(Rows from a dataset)
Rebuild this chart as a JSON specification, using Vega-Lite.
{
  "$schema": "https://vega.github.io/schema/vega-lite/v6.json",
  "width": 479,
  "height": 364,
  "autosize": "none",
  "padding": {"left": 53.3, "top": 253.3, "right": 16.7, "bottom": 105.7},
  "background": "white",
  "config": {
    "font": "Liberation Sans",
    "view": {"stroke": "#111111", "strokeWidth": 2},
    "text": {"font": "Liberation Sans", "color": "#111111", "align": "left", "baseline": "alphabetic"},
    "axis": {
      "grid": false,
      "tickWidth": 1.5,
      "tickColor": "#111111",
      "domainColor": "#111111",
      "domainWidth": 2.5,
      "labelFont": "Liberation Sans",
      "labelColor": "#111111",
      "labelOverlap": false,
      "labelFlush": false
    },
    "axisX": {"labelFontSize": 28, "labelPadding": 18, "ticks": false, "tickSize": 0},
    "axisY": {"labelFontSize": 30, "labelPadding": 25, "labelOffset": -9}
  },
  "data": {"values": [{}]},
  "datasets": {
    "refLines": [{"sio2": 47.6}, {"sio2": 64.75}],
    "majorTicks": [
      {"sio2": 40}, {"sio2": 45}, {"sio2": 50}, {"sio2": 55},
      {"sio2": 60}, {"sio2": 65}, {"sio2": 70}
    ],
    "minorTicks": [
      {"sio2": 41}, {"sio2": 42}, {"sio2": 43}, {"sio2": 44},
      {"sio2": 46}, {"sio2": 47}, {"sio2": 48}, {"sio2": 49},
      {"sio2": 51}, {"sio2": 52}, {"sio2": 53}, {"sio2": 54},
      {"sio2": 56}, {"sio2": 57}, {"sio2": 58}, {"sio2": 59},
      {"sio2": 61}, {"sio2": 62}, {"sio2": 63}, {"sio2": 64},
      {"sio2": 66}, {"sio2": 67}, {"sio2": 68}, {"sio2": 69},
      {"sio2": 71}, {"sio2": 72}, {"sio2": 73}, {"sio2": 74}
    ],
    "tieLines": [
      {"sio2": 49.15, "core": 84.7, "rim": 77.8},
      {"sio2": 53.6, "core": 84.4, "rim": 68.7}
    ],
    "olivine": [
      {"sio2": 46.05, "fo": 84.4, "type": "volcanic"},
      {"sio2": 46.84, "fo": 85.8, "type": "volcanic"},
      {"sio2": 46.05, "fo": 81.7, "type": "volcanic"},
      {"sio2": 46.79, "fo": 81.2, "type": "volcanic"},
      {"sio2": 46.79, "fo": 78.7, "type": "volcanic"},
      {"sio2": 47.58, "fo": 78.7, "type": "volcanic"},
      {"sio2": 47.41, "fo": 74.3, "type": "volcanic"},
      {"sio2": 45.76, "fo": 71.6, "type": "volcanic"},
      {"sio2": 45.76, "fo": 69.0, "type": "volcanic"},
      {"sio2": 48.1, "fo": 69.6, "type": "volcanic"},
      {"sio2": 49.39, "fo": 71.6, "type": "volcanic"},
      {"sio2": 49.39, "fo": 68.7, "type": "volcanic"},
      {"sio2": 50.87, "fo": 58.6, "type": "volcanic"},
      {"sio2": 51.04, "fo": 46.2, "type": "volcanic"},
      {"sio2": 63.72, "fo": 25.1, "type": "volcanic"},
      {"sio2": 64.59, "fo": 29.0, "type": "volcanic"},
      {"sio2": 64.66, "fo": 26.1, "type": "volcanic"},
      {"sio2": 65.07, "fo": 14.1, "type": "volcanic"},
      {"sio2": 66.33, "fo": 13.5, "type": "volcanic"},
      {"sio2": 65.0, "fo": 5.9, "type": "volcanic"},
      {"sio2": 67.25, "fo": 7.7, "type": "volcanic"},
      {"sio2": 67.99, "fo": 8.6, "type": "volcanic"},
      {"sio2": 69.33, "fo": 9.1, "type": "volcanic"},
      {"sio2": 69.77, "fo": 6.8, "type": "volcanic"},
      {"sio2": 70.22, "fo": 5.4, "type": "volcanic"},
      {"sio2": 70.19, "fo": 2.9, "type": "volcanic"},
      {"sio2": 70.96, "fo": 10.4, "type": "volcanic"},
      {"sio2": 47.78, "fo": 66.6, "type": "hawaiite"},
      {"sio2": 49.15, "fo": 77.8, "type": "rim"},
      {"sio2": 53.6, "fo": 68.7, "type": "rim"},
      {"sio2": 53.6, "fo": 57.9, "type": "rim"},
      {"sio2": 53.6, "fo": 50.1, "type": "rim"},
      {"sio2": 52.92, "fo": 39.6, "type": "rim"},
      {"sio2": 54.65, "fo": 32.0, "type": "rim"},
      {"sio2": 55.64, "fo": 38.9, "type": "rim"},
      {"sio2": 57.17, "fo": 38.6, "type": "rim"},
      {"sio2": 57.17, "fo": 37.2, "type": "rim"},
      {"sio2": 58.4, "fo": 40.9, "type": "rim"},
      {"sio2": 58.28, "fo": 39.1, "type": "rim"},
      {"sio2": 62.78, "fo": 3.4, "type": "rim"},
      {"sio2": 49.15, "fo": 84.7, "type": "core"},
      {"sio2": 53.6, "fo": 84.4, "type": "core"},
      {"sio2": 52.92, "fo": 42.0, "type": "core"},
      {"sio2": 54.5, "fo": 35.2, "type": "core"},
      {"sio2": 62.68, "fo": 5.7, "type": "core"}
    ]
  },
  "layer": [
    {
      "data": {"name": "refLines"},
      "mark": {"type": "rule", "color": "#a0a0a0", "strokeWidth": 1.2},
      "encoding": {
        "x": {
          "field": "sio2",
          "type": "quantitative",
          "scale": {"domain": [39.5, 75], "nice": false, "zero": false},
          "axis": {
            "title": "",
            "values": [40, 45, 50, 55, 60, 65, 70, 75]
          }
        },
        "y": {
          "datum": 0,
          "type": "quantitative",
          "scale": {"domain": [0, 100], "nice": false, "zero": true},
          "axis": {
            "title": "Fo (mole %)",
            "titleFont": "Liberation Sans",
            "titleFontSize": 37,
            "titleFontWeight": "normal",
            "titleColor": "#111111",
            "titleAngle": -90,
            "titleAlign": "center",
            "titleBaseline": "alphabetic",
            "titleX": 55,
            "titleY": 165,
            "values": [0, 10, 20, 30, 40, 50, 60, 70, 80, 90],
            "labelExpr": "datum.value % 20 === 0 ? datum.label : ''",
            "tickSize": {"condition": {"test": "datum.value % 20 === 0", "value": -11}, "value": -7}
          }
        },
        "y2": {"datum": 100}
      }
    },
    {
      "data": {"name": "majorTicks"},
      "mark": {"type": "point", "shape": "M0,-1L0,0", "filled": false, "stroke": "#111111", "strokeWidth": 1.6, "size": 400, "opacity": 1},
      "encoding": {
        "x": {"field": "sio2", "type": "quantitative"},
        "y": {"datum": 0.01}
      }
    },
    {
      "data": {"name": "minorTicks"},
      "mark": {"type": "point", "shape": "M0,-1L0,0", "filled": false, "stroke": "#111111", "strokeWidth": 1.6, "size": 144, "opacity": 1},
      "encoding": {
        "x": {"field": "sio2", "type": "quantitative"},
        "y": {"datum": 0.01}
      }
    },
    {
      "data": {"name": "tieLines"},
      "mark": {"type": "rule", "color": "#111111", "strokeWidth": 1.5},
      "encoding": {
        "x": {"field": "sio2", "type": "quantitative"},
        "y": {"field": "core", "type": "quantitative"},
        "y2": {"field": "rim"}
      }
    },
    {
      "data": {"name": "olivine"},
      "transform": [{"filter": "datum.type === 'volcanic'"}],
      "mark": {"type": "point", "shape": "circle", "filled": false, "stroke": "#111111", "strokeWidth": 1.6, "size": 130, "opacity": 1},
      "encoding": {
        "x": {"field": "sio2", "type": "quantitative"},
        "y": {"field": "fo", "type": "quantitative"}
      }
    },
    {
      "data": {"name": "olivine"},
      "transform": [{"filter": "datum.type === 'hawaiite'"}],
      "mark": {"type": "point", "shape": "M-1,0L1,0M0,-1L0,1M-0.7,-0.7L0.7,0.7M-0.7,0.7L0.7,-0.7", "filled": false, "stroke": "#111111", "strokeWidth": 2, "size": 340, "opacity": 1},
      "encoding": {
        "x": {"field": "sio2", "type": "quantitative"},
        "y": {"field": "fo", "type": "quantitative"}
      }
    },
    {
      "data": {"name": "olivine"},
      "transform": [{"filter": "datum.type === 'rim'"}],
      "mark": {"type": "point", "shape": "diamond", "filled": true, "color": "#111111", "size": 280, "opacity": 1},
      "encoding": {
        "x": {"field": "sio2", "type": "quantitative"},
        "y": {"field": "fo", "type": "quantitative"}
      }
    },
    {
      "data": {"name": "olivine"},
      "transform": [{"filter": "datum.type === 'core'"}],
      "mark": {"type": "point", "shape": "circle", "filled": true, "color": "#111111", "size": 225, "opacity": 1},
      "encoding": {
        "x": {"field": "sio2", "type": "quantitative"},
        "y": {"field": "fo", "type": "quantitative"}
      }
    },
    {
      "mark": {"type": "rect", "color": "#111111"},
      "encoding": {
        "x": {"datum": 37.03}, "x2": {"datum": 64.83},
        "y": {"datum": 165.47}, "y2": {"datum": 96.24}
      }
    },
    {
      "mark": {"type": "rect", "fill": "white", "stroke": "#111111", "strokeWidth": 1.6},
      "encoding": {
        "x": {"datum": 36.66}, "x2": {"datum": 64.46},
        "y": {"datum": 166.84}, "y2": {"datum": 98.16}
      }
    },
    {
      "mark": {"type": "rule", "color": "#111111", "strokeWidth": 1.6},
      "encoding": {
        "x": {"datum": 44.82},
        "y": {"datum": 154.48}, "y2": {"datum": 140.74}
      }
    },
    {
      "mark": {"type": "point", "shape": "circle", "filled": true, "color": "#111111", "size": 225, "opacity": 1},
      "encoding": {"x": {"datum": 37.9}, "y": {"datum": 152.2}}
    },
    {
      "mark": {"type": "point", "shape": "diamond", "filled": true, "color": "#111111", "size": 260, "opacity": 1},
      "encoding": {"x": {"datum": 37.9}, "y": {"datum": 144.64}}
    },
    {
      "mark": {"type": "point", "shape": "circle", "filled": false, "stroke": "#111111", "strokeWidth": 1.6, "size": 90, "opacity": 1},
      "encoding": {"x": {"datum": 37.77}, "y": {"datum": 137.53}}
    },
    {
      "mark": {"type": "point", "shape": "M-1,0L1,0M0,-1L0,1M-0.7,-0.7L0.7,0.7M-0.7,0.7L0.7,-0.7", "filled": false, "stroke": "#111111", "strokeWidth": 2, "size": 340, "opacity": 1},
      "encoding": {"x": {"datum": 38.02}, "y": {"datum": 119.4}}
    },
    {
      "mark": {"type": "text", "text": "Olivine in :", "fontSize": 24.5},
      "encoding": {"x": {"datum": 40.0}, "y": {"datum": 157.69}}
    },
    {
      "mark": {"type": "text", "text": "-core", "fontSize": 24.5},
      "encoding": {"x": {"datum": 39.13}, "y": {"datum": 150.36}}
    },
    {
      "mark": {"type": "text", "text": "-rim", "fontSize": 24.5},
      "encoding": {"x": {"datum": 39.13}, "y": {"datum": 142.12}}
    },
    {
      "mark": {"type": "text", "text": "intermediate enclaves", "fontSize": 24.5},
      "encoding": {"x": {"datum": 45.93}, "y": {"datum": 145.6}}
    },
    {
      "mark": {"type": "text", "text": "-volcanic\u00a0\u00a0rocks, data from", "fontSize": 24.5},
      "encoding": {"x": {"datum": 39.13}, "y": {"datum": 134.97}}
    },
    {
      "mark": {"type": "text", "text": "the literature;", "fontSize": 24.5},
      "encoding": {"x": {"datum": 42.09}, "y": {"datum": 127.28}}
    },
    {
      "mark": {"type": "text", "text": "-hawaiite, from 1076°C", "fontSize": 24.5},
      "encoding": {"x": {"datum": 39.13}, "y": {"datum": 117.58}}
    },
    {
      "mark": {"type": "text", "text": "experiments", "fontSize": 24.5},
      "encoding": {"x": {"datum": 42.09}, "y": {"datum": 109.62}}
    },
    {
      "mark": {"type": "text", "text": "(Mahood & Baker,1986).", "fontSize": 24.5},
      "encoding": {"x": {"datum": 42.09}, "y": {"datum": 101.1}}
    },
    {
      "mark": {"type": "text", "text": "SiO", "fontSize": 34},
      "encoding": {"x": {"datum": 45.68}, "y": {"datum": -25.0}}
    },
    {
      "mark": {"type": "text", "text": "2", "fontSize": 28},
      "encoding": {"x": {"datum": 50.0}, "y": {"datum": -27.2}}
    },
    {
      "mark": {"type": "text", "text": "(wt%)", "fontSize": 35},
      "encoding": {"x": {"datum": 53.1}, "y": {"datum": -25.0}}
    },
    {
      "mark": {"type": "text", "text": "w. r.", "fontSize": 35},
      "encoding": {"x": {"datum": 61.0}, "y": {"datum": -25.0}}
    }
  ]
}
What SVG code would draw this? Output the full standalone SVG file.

→ Task instructions:
Above is a listing; report how many of its lines include the word "this", giving the number only.

→ Correct answer:
2